_Goal_. In the material below, find all lines with the string "chart" and copy them.

_Dataset excerpt_.
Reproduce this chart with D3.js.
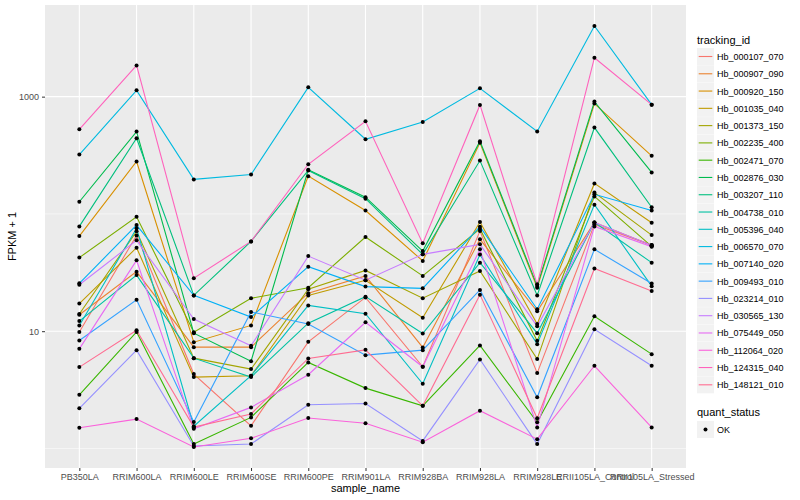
<!DOCTYPE html>
<html>
<head>
<meta charset="utf-8">
<script src="https://d3js.org/d3.v7.min.js"></script>
<style>
  html, body { margin: 0; padding: 0; background: #ffffff; }
  svg { display: block; font-family: "Liberation Sans", Arial, Helvetica, sans-serif; }
</style>
</head>
<body>
<svg id="chart" width="800" height="500"></svg>
<script>
// ---------- data ----------
const samples = ["PB350LA","RRIM600LA","RRIM600LE","RRIM600SE","RRIM600PE","RRIM901LA","RRIM928BA","RRIM928LA","RRIM928LE","RRII105LA_Control","RRII105LA_Stressed"];
const trackingIds = ["Hb_000107_070","Hb_000907_090","Hb_000920_150","Hb_001035_040","Hb_001373_150","Hb_002235_400","Hb_002471_070","Hb_002876_030","Hb_003207_110","Hb_004738_010","Hb_005396_040","Hb_006570_070","Hb_007140_020","Hb_009493_010","Hb_023214_010","Hb_030565_130","Hb_075449_050","Hb_112064_020","Hb_124315_040","Hb_148121_010"];
const quantStatus = ["OK"];
const yTickValues = [10, 1000];
const yMinorValues = [1, 100];

// FPKM + 1, one array per tracking_id (order = samples)
const Hb_000107_070 = [9.86, 65.6, 4.31, 1.56, 8.11, 19.4, 4.97, 71.4, 4.39, 81.4, 54.2];
const Hb_000907_090 = [13.8, 32.2, 7.31, 7.31, 21.1, 29.6, 7.27, 60.7, 14.8, 84.7, 54.0];
const Hb_000920_150 = [64.7, 280, 8.06, 11.2, 210, 107, 39.7, 404, 23.5, 872, 313];
const Hb_001035_040 = [17.2, 51.5, 4.06, 4.17, 20.2, 27.2, 13.0, 85.2, 11.5, 182, 84.2];
const Hb_001373_150 = [14.0, 71.0, 5.89, 4.75, 22.8, 33.0, 19.1, 32.6, 5.78, 152, 66.0];
const Hb_002235_400 = [42.4, 94.6, 9.80, 19.1, 23.5, 63.5, 29.6, 74.5, 8.27, 141, 52.9];
const Hb_002471_070 = [2.87, 9.86, 1.09, 1.84, 5.42, 3.27, 2.31, 7.56, 1.67, 13.4, 6.37];
const Hb_002876_030 = [127, 504, 9.61, 5.55, 238, 139, 48.2, 417, 24.3, 907, 226];
const Hb_003207_110 = [78.3, 442, 20.2, 58.3, 235, 135, 45.2, 285, 20.2, 545, 114];
const Hb_004738_010 = [12.2, 30.1, 5.89, 4.06, 11.7, 19.7, 9.56, 38.4, 9.61, 84.7, 38.4];
const Hb_005396_040 = [11.2, 75.3, 1.55, 4.17, 16.6, 14.1, 3.56, 45.0, 7.75, 120, 24.2];
const Hb_006570_070 = [321, 1132, 197, 217, 1200, 433, 609, 1177, 504, 4000, 855];
const Hb_007140_020 = [25.6, 80.3, 20.2, 13.2, 35.5, 24.0, 23.2, 77.8, 15.4, 147, 107];
const Hb_009493_010 = [8.33, 18.5, 1.68, 14.6, 11.5, 6.25, 6.89, 22.5, 2.73, 49.9, 25.5];
const Hb_023214_010 = [2.20, 6.89, 1.05, 1.09, 2.36, 2.42, 1.16, 5.74, 1.09, 10.4, 5.07];
const Hb_030565_130 = [24.9, 59.5, 12.7, 7.50, 43.7, 27.2, 45.2, 55.0, 11.0, 84.7, 54.0];
const Hb_075449_050 = [7.07, 40.2, 1.47, 2.24, 4.25, 11.9, 4.97, 49.9, 1.51, 78.3, 52.6];
const Hb_112064_020 = [1.50, 1.78, 1.03, 1.22, 1.82, 1.64, 1.13, 2.10, 1.20, 5.07, 1.51];
const Hb_124315_040 = [527, 1846, 28.3, 58.3, 265, 616, 56.1, 850, 25.1, 2148, 855];
const Hb_148121_010 = [4.94, 10.2, 1.52, 1.97, 5.86, 6.93, 2.31, 20.5, 1.81, 34.2, 22.0];

const seriesValues = [Hb_000107_070, Hb_000907_090, Hb_000920_150, Hb_001035_040, Hb_001373_150,
  Hb_002235_400, Hb_002471_070, Hb_002876_030, Hb_003207_110, Hb_004738_010, Hb_005396_040,
  Hb_006570_070, Hb_007140_020, Hb_009493_010, Hb_023214_010, Hb_030565_130, Hb_075449_050,
  Hb_112064_020, Hb_124315_040, Hb_148121_010];

const series = trackingIds.map((id, i) => ({
  id,
  points: samples.map((s, j) => ({ sample: s, value: seriesValues[i][j] }))
}));

// ---------- styles ----------
const palette = ["#F8766D","#EA8331","#D89000","#C09B00","#A3A500","#7CAE00","#39B600","#00BB4E","#00BF7D","#00C1A3","#00BFC4","#00BAE0","#00B0F6","#35A2FF","#9590FF","#C77CFF","#E76BF3","#FA62DB","#FF62BC","#FF6C91"];
const color = d3.scaleOrdinal().domain(trackingIds).range(palette);

const panel = { left: 45, right: 686, top: 5, bottom: 468 };
const svg = d3.select("#chart");

// ---------- scales ----------
const x = d3.scalePoint().domain(samples).range([panel.left, panel.right]).padding(0.6);
const allVals = seriesValues.flat();
const lmin = Math.log10(d3.min(allVals)), lmax = Math.log10(d3.max(allVals));
const pad = (lmax - lmin) * 0.05;
const y = d3.scaleLog().domain([Math.pow(10, lmin - pad), Math.pow(10, lmax + pad)]).range([panel.bottom, panel.top]);

// ---------- panel ----------
svg.append("rect").attr("x", panel.left).attr("y", panel.top)
  .attr("width", panel.right - panel.left).attr("height", panel.bottom - panel.top)
  .attr("fill", "#EBEBEB");

const grid = svg.append("g");
grid.selectAll("line.minor").data(yMinorValues).join("line")
  .attr("x1", panel.left).attr("x2", panel.right)
  .attr("y1", d => y(d)).attr("y2", d => y(d))
  .attr("stroke", "#ffffff").attr("stroke-width", 0.55);
grid.selectAll("line.majorY").data(yTickValues).join("line")
  .attr("x1", panel.left).attr("x2", panel.right)
  .attr("y1", d => y(d)).attr("y2", d => y(d))
  .attr("stroke", "#ffffff").attr("stroke-width", 1.1);
grid.selectAll("line.majorX").data(samples).join("line")
  .attr("x1", d => x(d)).attr("x2", d => x(d))
  .attr("y1", panel.top).attr("y2", panel.bottom)
  .attr("stroke", "#ffffff").attr("stroke-width", 1.1);

// ---------- lines ----------
const line = d3.line().x(d => x(d.sample)).y(d => y(d.value));
svg.append("g").selectAll("path").data(series).join("path")
  .attr("d", d => line(d.points))
  .attr("fill", "none")
  .attr("stroke", d => color(d.id))
  .attr("stroke-width", 1.1);

// ---------- points ----------
svg.append("g").selectAll("circle")
  .data(series.flatMap(s => s.points)).join("circle")
  .attr("cx", d => x(d.sample)).attr("cy", d => y(d.value))
  .attr("r", 2).attr("fill", "#000000");

// ---------- axes ----------
const yAxis = d3.axisLeft(y).tickValues(yTickValues).tickFormat(d3.format("d")).tickSize(3).tickPadding(3);
const gy = svg.append("g").attr("transform", `translate(${panel.left},0)`).call(yAxis);
gy.select(".domain").remove();
gy.selectAll(".tick line").attr("stroke", "#333333").attr("stroke-width", 1);
gy.selectAll(".tick text").attr("fill", "#4D4D4D").attr("font-size", 9).style("font-family", "Liberation Sans, Arial, sans-serif");

const xAxis = d3.axisBottom(x).tickSize(3).tickPadding(3);
const gx = svg.append("g").attr("transform", `translate(0,${panel.bottom})`).call(xAxis);
gx.select(".domain").remove();
gx.selectAll(".tick line").attr("stroke", "#333333").attr("stroke-width", 1);
gx.selectAll(".tick text").attr("fill", "#4D4D4D").attr("font-size", 9).style("font-family", "Liberation Sans, Arial, sans-serif");

svg.append("text").attr("x", (panel.left + panel.right) / 2).attr("y", 492)
  .attr("text-anchor", "middle").attr("font-size", 11).attr("fill", "#000")
  .text("sample_name");
svg.append("text").attr("transform", `translate(16,${(panel.top + panel.bottom) / 2}) rotate(-90)`)
  .attr("text-anchor", "middle").attr("font-size", 11).attr("fill", "#000")
  .text("FPKM + 1");

// ---------- legend ----------
const lg = svg.append("g").attr("transform", "translate(697,0)");
lg.append("text").attr("x", 0).attr("y", 44).attr("font-size", 11).text("tracking_id");
const keyH = 17.28;
const item = lg.selectAll("g.item").data(trackingIds).join("g")
  .attr("transform", (d, i) => `translate(0,${48 + i * keyH})`);
item.append("rect").attr("width", 17).attr("height", 17).attr("fill", "#F2F2F2");
item.append("line").attr("x1", 1.7).attr("x2", 15.3).attr("y1", 8.5).attr("y2", 8.5)
  .attr("stroke", d => color(d)).attr("stroke-width", 1.1);
item.append("text").attr("x", 20).attr("y", 12).attr("font-size", 9).text(d => d);

lg.append("text").attr("x", 0).attr("y", 416).attr("font-size", 11).text("quant_status");
const q = lg.selectAll("g.q").data(quantStatus).join("g").attr("transform", "translate(0,421)");
q.append("rect").attr("width", 17).attr("height", 17).attr("fill", "#F2F2F2");
q.append("circle").attr("cx", 8.5).attr("cy", 8.5).attr("r", 2).attr("fill", "#000");
q.append("text").attr("x", 20).attr("y", 12).attr("font-size", 9).text(d => d);
</script>
</body>
</html>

_Solution to this task_.
Reproduce this chart with D3.js.
<svg id="chart" width="800" height="500"></svg>
const svg = d3.select("#chart");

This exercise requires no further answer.